GIVEN INFORMATION
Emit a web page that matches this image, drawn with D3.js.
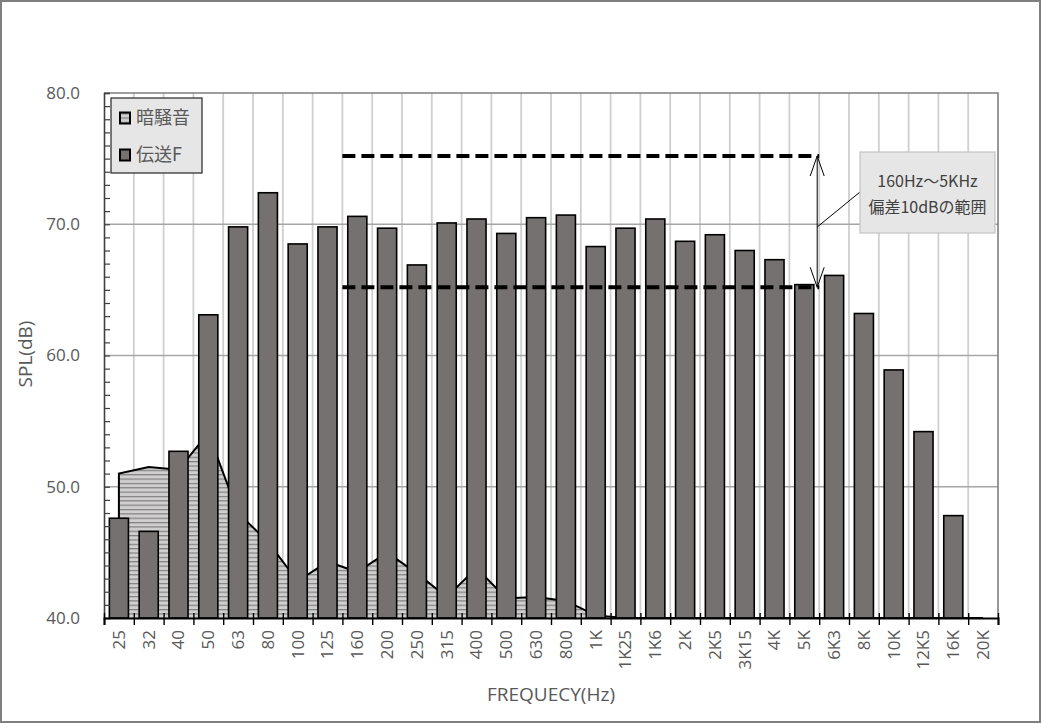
<!DOCTYPE html>
<html><head><meta charset="utf-8">
<script src="https://cdn.jsdelivr.net/npm/d3@7/dist/d3.min.js"></script>
<style>body{margin:0;background:#fff} svg{display:block}</style>
</head><body><svg id="c" width="1042" height="724"></svg>
<script>
const categories = ["25","32","40","50","63","80","100","125","160","200","250","315","400","500","630","800","1K","1K25","1K6","2K","2K5","3K15","4K","5K","6K3","8K","10K","12K5","16K","20K"];
const transmission = [47.6,46.6,52.7,63.1,69.8,72.4,68.5,69.8,70.6,69.7,66.9,70.1,70.4,69.3,70.5,70.7,68.3,69.7,70.4,68.7,69.2,68.0,67.3,65.4,66.1,63.2,58.9,54.2,47.8,40.0];
const backgroundNoise = [51.0,51.5,51.3,54.1,48.0,45.8,42.8,44.3,43.5,45.0,43.4,41.6,43.8,41.5,41.6,41.3,40.2,40,40,40,40,40,40,40,40,40,40,40,40,40];
const yTickValues = [40,50,60,70,80];
const deviationBand = [65.2, 75.2];
const bandCategories = ["160","5K"];
const seriesNames = ["暗騒音","伝送F"];
const annotationLines = ["160Hz～5KHz","偏差10dBの範囲"];
const axisTitles = {x:"FREQUECY(Hz)", y:"SPL(dB)"};

const svg = d3.select("#c");
const L=104, R=998, T=93, B=618;
const txt="#595959", sansFont="'Open Sans', sans-serif", jpFont="'Noto Sans CJK JP', sans-serif";

// pattern
const defs = svg.append("defs");
const pat = defs.append("pattern").attr("id","stripes").attr("patternUnits","userSpaceOnUse")
  .attr("width",8).attr("height",4.35);
pat.append("rect").attr("width",8).attr("height",4.35).attr("fill","#d0cece");
pat.append("rect").attr("y",0).attr("width",8).attr("height",1.2).attr("fill","#808080");

// outer border
svg.append("rect").attr("x",1).attr("y",1).attr("width",1039).attr("height",721)
  .attr("fill","#fff").attr("stroke","#7f7f7f").attr("stroke-width",2);

const pInner = 0.36;
const x = d3.scaleBand().domain(categories).range([L,R]).paddingInner(pInner).paddingOuter(pInner/2);
const step = x.step();
const cx = c => x(c) + x.bandwidth()/2;
const xb = d3.scaleLinear().domain([0,categories.length]).range([L,R]);
const y = d3.scaleLinear().domain([40,80]).range([B,T]);

// vertical grid
svg.append("g").selectAll("line").data(d3.range(1,categories.length)).join("line")
  .attr("x1",d=>xb(d)).attr("x2",d=>xb(d)).attr("y1",T).attr("y2",B)
  .attr("stroke","#cfcfcf").attr("stroke-width",1.8);
// horizontal grid
svg.append("g").selectAll("line").data(yTickValues.filter(v=>v>40 && v<80)).join("line")
  .attr("x1",L).attr("x2",R).attr("y1",d=>y(d)).attr("y2",d=>y(d))
  .attr("stroke","#a6a6a6").attr("stroke-width",1.6);
// plot border top/right
svg.append("path").attr("d",`M${L},${T}H${R}V${B}`).attr("fill","none").attr("stroke","#7f7f7f").attr("stroke-width",1.6);

// area
const areaData = categories.map((c,i)=>({c, v:backgroundNoise[i]}));
const area = d3.area().x(d=>cx(d.c)).y0(y(40)).y1(d=>y(d.v));
svg.append("path").datum(areaData).attr("d",area).attr("fill","url(#stripes)");
const line = d3.line().x(d=>cx(d.c)).y(d=>y(d.v));
svg.append("path").attr("d", `M${cx(categories[0])},${y(40)}` + line(areaData).replace(/^M/,"L"))
  .attr("fill","none").attr("stroke","#000").attr("stroke-width",2).attr("stroke-linejoin","miter");

// bars
svg.append("g").selectAll("rect").data(categories.map((c,i)=>({c,v:transmission[i]}))).join("rect")
  .attr("x",d=>x(d.c)).attr("width",x.bandwidth())
  .attr("y",d=>y(d.v)).attr("height",d=>y(40)-y(d.v))
  .attr("fill","#767171").attr("stroke","#000").attr("stroke-width",1.6);

// y axis
const yAxisG = svg.append("g").attr("transform",`translate(${L},0)`)
  .call(d3.axisLeft(y).tickValues(d3.range(40,81,1)).tickSize(-6).tickFormat(""));
yAxisG.select(".domain").attr("stroke","#404040").attr("stroke-width",1.6);
yAxisG.selectAll(".tick line").attr("stroke","#404040").attr("stroke-width",1.2);
const yLab = svg.append("g").attr("transform",`translate(${L},0)`)
  .call(d3.axisLeft(y).tickValues(yTickValues).tickFormat(d3.format(".1f")).tickSize(0).tickPadding(24));
yLab.select(".domain").remove();
yLab.selectAll("text").attr("fill",txt).style("font-family",sansFont).style("font-size","17px");

// x axis ticks
const xAxisG = svg.append("g").attr("transform",`translate(0,${B})`)
  .call(d3.axisBottom(xb).tickValues(d3.range(0,categories.length+1)).tickSize(7).tickFormat(""));
xAxisG.select(".domain").attr("stroke","#000").attr("stroke-width",2);
xAxisG.selectAll(".tick line").attr("y1",-5).attr("stroke","#000").attr("stroke-width",1.4);
const xLab = svg.append("g").attr("transform",`translate(0,${B})`)
  .call(d3.axisBottom(x).tickSize(0).tickPadding(0));
xLab.select(".domain").remove();
xLab.selectAll("text").attr("fill",txt).style("font-family",sansFont).style("font-size","17px")
  .attr("transform","rotate(-90)").attr("text-anchor","end").attr("x",-12).attr("y",0).attr("dy","0.35em");

// axis titles
svg.append("text").attr("x",551).attr("y",701).attr("text-anchor","middle")
  .attr("fill",txt).style("font-family",sansFont).style("font-size","19px").text(axisTitles.x);
svg.append("text").attr("transform","translate(32,354) rotate(-90)").attr("text-anchor","middle")
  .attr("fill",txt).style("font-family",sansFont).style("font-size","19px").text(axisTitles.y);

// dashed band lines
const bx0 = x(bandCategories[0]) - step*pInner/2, bx1 = x(bandCategories[1]) + x.bandwidth() + step*pInner/2;
svg.append("g").selectAll("line").data(deviationBand).join("line")
  .attr("x1",bx0).attr("x2",bx1).attr("y1",d=>y(d)).attr("y2",d=>y(d))
  .attr("stroke","#000").attr("stroke-width",4).attr("stroke-dasharray","13,6");

// double arrow
const ax = bx1 - 2, ay0 = y(deviationBand[1]), ay1 = y(deviationBand[0]);
svg.append("line").attr("x1",ax).attr("x2",ax).attr("y1",ay0).attr("y2",ay1).attr("stroke","#000").attr("stroke-width",1);
svg.append("path").attr("d",`M${ax-7},${ay0+20}L${ax},${ay0}L${ax+7},${ay0+20}M${ax-7},${ay1-20}L${ax},${ay1}L${ax+7},${ay1-20}`)
  .attr("fill","none").attr("stroke","#000").attr("stroke-width",1);

// callout
const bxL=860, bxT=152, bxW=135, bxH=81;
svg.append("line").attr("x1",ax).attr("y1",227).attr("x2",bxL).attr("y2",192).attr("stroke","#000").attr("stroke-width",1);
svg.append("rect").attr("x",bxL).attr("y",bxT).attr("width",bxW).attr("height",bxH)
  .attr("fill","#e6e6e6").attr("stroke","#c4c4c4").attr("stroke-width",1.2);
svg.append("g").selectAll("text").data(annotationLines).join("text")
  .attr("x",bxL+bxW/2).attr("y",(d,i)=>187+i*26).attr("text-anchor","middle")
  .attr("fill","#404040").style("font-family",jpFont).style("font-size","16px").text(d=>d);

// legend
const lg = svg.append("g");
lg.append("rect").attr("x",111).attr("y",98).attr("width",91).attr("height",75)
  .attr("fill","#e7e6e6").attr("stroke","#262626").attr("stroke-width",1.2);
const legendFills = ["url(#stripes)","#767171"];
seriesNames.forEach((n,i)=>{
  const cy = 118 + i*37;
  lg.append("rect").attr("x",120).attr("y",cy-5.5).attr("width",10).attr("height",11)
    .attr("fill",legendFills[i]).attr("stroke","#000").attr("stroke-width",2);
  lg.append("text").attr("x",136).attr("y",cy).attr("dy","0.35em").attr("fill",txt)
    .style("font-family",jpFont).style("font-size","18px").text(n);
});
</script></body></html>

STATED GOAL
Starting at the top of the listing above, please restate word for word each line up to and including the one that holds "const y = d3.scaleLinear().domain([40,80]).range([B,T]);", omitting every image.

EXERCISE SOLUTION
Emit a web page that matches this image, drawn with D3.js.
<!DOCTYPE html>
<html><head><meta charset="utf-8">
<script src="https://cdn.jsdelivr.net/npm/d3@7/dist/d3.min.js"></script>
<style>body{margin:0;background:#fff} svg{display:block}</style>
</head><body><svg id="c" width="1042" height="724"></svg>
<script>
const categories = ["25","32","40","50","63","80","100","125","160","200","250","315","400","500","630","800","1K","1K25","1K6","2K","2K5","3K15","4K","5K","6K3","8K","10K","12K5","16K","20K"];
const transmission = [47.6,46.6,52.7,63.1,69.8,72.4,68.5,69.8,70.6,69.7,66.9,70.1,70.4,69.3,70.5,70.7,68.3,69.7,70.4,68.7,69.2,68.0,67.3,65.4,66.1,63.2,58.9,54.2,47.8,40.0];
const backgroundNoise = [51.0,51.5,51.3,54.1,48.0,45.8,42.8,44.3,43.5,45.0,43.4,41.6,43.8,41.5,41.6,41.3,40.2,40,40,40,40,40,40,40,40,40,40,40,40,40];
const yTickValues = [40,50,60,70,80];
const deviationBand = [65.2, 75.2];
const bandCategories = ["160","5K"];
const seriesNames = ["暗騒音","伝送F"];
const annotationLines = ["160Hz～5KHz","偏差10dBの範囲"];
const axisTitles = {x:"FREQUECY(Hz)", y:"SPL(dB)"};

const svg = d3.select("#c");
const L=104, R=998, T=93, B=618;
const txt="#595959", sansFont="'Open Sans', sans-serif", jpFont="'Noto Sans CJK JP', sans-serif";

// pattern
const defs = svg.append("defs");
const pat = defs.append("pattern").attr("id","stripes").attr("patternUnits","userSpaceOnUse")
  .attr("width",8).attr("height",4.35);
pat.append("rect").attr("width",8).attr("height",4.35).attr("fill","#d0cece");
pat.append("rect").attr("y",0).attr("width",8).attr("height",1.2).attr("fill","#808080");

// outer border
svg.append("rect").attr("x",1).attr("y",1).attr("width",1039).attr("height",721)
  .attr("fill","#fff").attr("stroke","#7f7f7f").attr("stroke-width",2);

const pInner = 0.36;
const x = d3.scaleBand().domain(categories).range([L,R]).paddingInner(pInner).paddingOuter(pInner/2);
const step = x.step();
const cx = c => x(c) + x.bandwidth()/2;
const xb = d3.scaleLinear().domain([0,categories.length]).range([L,R]);
const y = d3.scaleLinear().domain([40,80]).range([B,T]);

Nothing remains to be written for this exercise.